Pilot dies after tumbling over the side of moored towboat


Cleon S. DunHurst, 52, drowned when he fell off the towboat John G. Morgan in the Mississippi River. DunHurst had over 30 years of experience as a mariner. (Photo courtesy Sonya D. Kowalski)

An experienced towboat captain was killed when he fell off the bow of his vessel while it was moored in the Mississippi River near Vicksburg, Miss. He was not wearing a life vest.

Cleon S. DunHurst, 52, of Kiln, Miss., was the night-watch pilot on John G. Morgan when he disappeared at 1958 on Sept. 19, 2009. The vessel was tied up a mile north of the Vicksburg bridges.

DunHurst was sitting on the bow rail when he asked a deck hand for a cigarette, witnesses told U.S. Coast Guard and Warren County Sheriff’s investigators. The crewmember gave him a cigarette and then walked away.

“Next thing they knew, he wasn’t on the boat,” said Warren County Coroner Doug L. Huskey. DunHurst’s body was spotted three days later by the crew of the towboat Kansas City, about four miles downriver. Huskey ordered an autopsy, which revealed that “he didn’t have any trauma. It was just an accidental drowning,” the coroner said.

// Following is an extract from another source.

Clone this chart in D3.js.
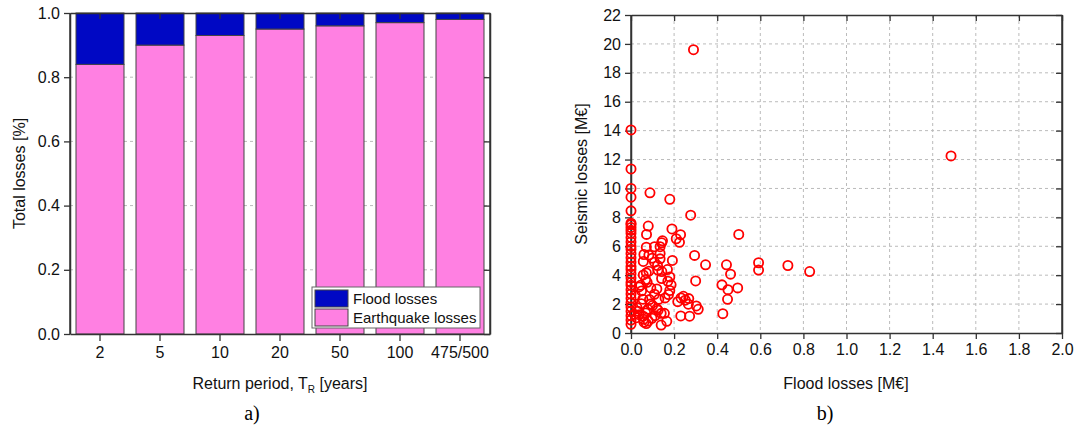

The crew thought perhaps DunHurst had stood up to pull a lighter out of his pocket and slipped, but no one actually saw it happen, and the Coast Guard said the exact circumstances may never be known.

John G. Morgan is operated by Bayou Tugs Inc. of Houma, La. The 64-foot vessel was on the river’s right descending bank, where it was involved in an Army Corps of Engineers erosion-control mat-sinking project, said Lt. Teresa Hatfield, head of the Coast Guard Marine Safety unit at Vicksburg.

“There is a little chute up there that the Army Corps uses to load and offload equipment for the mat-sinking unit,” Hatfield said. “At that time, they were stopped for the evening. They were tied off to some barges.”

Huskey and Hatfield confirmed that DunHurst wasn’t wearing a life vest. DunHurst had over 30 years of experience as a mariner on the inland rivers. He had been a licensed captain for about six years.

Hatfield said there were no adverse weather or currents at the time of the accident. Lacking firsthand witnesses, the Coast Guard may close the case without identifying the exact reason DunHurst plunged into the water.

“There was no way to make a determination,” Hatfield said. “No one saw him, and we will probably never know what caused him to fall into the river.”

Policies for mandatory life-vest use vary by company. “Obviously, you should be wearing a vest anytime you’re outside the cabin,” Hatfield said.

Bayou Tugs President Russell P. Naquin didn’t respond to requests for comment.